I like what we came up with. Meaning in the Multiverse was written by me, for people like me–people whose scientific disposition makes them skeptical of spurious claims. However, awe and appreciation for mystery infects even the most skeptical. Don’t think so? What of the reverence the scientist has for future discoveries, not those of a mere generation hence, but the untold wonders to be discovered when scientific inquiry is longer than religious inability? Science and the spinoff technologies three thousand years into the future will be more magical than our five hundred years of starter science would seem to someone from the Paleolithic.


And one of those discoveries could be of a loving universe. This could come about in many ways. Our study of our own mind and of consciousness may well discover what Thomas Nagel deemed a neutral interlocutor–something responsible for the emergence of consciousness from neural activity–something like a many-minds theory of consciousness. Or, with greater understanding of quantum computation, we could discover an optimization computation running across parallel universes, responsible for directing our scientific inquiry or conscious experience for universal purpose.


In essence, we could find that what we framed as a cosmos of “point” particles was actually a complex quantum computer running parallel processes on our experience and on existence. We could find that consciousness, like the flow of time, is best understood considering interference from other conscious entities in a parallel-psychic multiverse.


Tomorrow’s science will no doubt investigate some of these speculations. Quantum computational neuroscience is likely to have more ability to understand the nature of consciousness than any mode of inquiry yet imagined. Many-worlds conceptions of more than just the interference of wavefunctions should be investigated as mechanisms to explain other physical laws as well as computational and mental mechanisms.

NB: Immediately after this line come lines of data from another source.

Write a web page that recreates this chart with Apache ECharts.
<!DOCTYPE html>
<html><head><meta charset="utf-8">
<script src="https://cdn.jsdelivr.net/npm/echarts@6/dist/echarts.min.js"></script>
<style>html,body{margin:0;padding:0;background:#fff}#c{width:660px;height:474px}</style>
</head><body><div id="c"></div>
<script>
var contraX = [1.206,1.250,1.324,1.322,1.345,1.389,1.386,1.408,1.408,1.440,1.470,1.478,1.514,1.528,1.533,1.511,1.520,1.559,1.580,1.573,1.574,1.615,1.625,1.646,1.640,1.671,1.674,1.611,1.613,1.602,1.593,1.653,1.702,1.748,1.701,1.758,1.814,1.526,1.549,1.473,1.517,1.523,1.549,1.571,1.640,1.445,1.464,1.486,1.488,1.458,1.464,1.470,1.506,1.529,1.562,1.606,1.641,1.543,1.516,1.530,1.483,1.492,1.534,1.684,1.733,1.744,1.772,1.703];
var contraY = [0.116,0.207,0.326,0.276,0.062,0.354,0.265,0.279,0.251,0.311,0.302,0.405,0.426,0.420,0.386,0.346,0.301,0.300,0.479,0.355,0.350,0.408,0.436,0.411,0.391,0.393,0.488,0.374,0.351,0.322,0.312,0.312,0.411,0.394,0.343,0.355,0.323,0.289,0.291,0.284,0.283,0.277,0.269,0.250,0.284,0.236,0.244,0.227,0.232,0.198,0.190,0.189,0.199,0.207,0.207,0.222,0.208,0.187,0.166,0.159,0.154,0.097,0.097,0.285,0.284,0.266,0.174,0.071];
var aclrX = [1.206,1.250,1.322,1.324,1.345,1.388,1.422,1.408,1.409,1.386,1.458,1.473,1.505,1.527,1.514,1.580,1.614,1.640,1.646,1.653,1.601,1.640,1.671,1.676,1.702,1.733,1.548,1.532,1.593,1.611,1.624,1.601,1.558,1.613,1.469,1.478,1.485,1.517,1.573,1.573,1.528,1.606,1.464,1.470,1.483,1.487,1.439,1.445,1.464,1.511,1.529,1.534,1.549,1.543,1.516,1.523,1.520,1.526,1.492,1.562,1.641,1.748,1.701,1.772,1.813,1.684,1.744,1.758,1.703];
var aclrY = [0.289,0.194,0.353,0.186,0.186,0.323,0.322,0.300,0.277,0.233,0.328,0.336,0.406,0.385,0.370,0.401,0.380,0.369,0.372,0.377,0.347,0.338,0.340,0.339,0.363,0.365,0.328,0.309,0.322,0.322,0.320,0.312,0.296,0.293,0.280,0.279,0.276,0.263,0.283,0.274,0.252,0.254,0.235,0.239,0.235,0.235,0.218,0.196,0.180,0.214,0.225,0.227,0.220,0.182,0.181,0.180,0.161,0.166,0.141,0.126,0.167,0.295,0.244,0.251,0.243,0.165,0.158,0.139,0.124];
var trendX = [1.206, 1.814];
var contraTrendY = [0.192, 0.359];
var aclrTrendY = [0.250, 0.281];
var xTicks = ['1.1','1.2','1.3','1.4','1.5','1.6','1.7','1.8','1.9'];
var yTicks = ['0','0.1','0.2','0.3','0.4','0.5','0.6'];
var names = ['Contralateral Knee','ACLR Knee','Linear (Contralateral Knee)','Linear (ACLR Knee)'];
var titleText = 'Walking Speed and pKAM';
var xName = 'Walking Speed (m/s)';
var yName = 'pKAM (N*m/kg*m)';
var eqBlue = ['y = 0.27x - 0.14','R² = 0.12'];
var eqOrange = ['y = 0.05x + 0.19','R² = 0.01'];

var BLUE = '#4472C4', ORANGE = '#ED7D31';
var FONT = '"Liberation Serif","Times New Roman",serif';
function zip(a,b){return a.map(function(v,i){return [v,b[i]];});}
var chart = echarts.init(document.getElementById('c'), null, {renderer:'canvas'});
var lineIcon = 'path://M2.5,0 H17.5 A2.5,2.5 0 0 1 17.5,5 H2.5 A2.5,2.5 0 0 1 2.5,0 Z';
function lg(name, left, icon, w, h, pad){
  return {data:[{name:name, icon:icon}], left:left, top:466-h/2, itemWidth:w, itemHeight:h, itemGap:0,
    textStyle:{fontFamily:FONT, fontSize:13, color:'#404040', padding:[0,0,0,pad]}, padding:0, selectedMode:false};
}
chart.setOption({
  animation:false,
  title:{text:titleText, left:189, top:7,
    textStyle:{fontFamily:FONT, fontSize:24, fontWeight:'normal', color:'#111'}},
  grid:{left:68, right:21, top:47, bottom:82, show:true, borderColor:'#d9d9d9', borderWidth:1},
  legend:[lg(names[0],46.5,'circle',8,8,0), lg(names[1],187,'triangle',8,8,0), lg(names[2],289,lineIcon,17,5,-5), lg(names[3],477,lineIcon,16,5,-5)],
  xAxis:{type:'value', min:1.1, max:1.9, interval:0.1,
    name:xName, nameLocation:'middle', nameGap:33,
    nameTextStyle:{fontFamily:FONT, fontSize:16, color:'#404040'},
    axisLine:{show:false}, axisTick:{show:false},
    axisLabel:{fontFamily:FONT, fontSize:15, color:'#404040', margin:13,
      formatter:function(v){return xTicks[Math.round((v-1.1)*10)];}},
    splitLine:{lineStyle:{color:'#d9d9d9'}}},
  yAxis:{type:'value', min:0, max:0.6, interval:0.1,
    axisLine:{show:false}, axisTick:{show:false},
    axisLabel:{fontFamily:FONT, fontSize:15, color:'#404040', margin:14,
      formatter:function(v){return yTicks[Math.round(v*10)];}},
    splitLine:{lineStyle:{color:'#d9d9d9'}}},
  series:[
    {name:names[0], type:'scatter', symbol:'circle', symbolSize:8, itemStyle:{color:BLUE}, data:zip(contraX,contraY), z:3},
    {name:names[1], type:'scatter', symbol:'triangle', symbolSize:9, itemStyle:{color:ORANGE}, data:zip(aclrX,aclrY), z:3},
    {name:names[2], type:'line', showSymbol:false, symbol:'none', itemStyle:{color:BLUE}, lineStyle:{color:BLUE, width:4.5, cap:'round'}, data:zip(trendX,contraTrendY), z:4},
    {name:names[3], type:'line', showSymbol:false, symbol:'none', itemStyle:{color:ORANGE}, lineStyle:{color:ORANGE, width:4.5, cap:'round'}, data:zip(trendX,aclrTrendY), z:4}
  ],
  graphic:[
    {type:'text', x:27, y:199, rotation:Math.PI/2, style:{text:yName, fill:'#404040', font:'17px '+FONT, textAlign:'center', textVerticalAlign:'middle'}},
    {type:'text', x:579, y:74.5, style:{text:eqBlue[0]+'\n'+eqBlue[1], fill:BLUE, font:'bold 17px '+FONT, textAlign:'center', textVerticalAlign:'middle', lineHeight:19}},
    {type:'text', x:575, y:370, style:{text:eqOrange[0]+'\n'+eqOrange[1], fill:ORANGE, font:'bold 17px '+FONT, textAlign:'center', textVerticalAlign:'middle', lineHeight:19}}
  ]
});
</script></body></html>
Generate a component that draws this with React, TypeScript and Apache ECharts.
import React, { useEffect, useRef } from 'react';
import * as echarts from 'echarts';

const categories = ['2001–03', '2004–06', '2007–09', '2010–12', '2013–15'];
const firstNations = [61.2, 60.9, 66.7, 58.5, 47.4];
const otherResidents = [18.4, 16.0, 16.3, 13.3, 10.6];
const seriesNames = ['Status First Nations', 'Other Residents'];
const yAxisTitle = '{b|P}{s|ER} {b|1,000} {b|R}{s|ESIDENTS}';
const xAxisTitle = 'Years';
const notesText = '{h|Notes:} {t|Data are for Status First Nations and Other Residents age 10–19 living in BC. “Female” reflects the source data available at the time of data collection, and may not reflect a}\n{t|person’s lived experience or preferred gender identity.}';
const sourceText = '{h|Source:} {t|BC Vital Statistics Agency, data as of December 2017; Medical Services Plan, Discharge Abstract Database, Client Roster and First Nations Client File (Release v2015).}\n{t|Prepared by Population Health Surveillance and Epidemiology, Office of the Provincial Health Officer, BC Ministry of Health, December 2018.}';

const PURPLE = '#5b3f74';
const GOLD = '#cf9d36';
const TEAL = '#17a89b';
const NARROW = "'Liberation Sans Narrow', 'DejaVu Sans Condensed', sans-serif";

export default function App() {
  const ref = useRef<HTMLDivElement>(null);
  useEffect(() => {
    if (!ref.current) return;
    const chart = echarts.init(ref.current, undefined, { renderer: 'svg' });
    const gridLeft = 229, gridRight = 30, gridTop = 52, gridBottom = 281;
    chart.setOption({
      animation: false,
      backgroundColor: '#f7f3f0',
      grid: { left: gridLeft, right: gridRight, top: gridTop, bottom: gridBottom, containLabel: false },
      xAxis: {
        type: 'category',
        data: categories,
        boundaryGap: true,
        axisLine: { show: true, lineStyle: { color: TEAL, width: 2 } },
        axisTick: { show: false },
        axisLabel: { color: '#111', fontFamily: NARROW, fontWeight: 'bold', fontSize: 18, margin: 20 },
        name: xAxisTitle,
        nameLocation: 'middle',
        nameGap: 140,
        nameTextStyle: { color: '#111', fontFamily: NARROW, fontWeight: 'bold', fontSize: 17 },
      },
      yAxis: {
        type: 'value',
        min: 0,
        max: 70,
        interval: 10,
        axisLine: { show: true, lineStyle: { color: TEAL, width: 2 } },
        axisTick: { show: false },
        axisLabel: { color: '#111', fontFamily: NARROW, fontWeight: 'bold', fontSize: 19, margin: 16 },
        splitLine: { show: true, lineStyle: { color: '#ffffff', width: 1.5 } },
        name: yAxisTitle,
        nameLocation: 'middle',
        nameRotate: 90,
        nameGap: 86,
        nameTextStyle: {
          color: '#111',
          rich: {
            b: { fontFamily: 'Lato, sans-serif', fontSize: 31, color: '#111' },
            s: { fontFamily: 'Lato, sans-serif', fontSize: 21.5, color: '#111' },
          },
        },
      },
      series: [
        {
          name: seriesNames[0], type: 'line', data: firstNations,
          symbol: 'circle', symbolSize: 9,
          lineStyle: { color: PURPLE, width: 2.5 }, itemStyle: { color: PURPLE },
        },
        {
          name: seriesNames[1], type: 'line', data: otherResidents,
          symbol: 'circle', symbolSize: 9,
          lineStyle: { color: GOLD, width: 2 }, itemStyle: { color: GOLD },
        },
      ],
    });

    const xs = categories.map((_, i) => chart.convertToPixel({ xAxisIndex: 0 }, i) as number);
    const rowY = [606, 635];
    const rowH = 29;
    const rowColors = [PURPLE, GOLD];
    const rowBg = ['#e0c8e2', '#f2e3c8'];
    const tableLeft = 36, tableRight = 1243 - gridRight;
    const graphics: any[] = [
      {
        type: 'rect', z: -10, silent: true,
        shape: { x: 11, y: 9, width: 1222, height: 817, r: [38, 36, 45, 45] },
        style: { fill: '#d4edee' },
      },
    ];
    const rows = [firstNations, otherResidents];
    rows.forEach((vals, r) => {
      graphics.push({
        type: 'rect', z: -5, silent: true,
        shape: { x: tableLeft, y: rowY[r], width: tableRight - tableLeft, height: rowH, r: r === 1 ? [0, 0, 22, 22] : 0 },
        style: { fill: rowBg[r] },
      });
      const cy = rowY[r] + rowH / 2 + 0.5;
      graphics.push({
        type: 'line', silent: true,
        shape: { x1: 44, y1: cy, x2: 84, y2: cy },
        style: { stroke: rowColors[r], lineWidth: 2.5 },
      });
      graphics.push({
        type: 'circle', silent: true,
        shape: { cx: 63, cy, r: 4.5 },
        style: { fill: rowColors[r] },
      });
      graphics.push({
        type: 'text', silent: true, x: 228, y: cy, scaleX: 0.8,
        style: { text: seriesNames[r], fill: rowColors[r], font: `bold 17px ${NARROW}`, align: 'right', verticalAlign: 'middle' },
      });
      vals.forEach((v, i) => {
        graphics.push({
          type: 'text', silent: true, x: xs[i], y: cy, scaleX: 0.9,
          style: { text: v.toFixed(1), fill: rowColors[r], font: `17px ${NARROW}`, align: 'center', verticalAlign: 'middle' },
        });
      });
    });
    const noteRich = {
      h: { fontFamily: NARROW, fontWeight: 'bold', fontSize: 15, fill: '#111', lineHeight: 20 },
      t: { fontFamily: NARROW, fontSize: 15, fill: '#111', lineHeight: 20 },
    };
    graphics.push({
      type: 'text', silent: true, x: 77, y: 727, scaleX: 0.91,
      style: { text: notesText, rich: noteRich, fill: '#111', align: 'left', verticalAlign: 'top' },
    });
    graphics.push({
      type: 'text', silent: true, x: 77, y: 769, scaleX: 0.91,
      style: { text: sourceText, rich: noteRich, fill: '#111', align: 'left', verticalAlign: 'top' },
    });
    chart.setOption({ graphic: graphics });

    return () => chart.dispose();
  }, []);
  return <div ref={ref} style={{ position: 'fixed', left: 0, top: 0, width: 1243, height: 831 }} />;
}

Our make-believe stories of gods and goddesses and our delineation of a personal meaning separate from all other parts of existence fail to appreciate the awesomeness of our universe, framing it as a collection of things and their reactions. I am more skeptical of this framing than I am of one that places the computation as the fundamental component of a dynamic multiverse. In this frame, even a skeptic can convince themselves that an optimization routine is possible and persuassion toward adherence to its outcomes is the act of a loving entity.


This is the challenge my subtitle sets.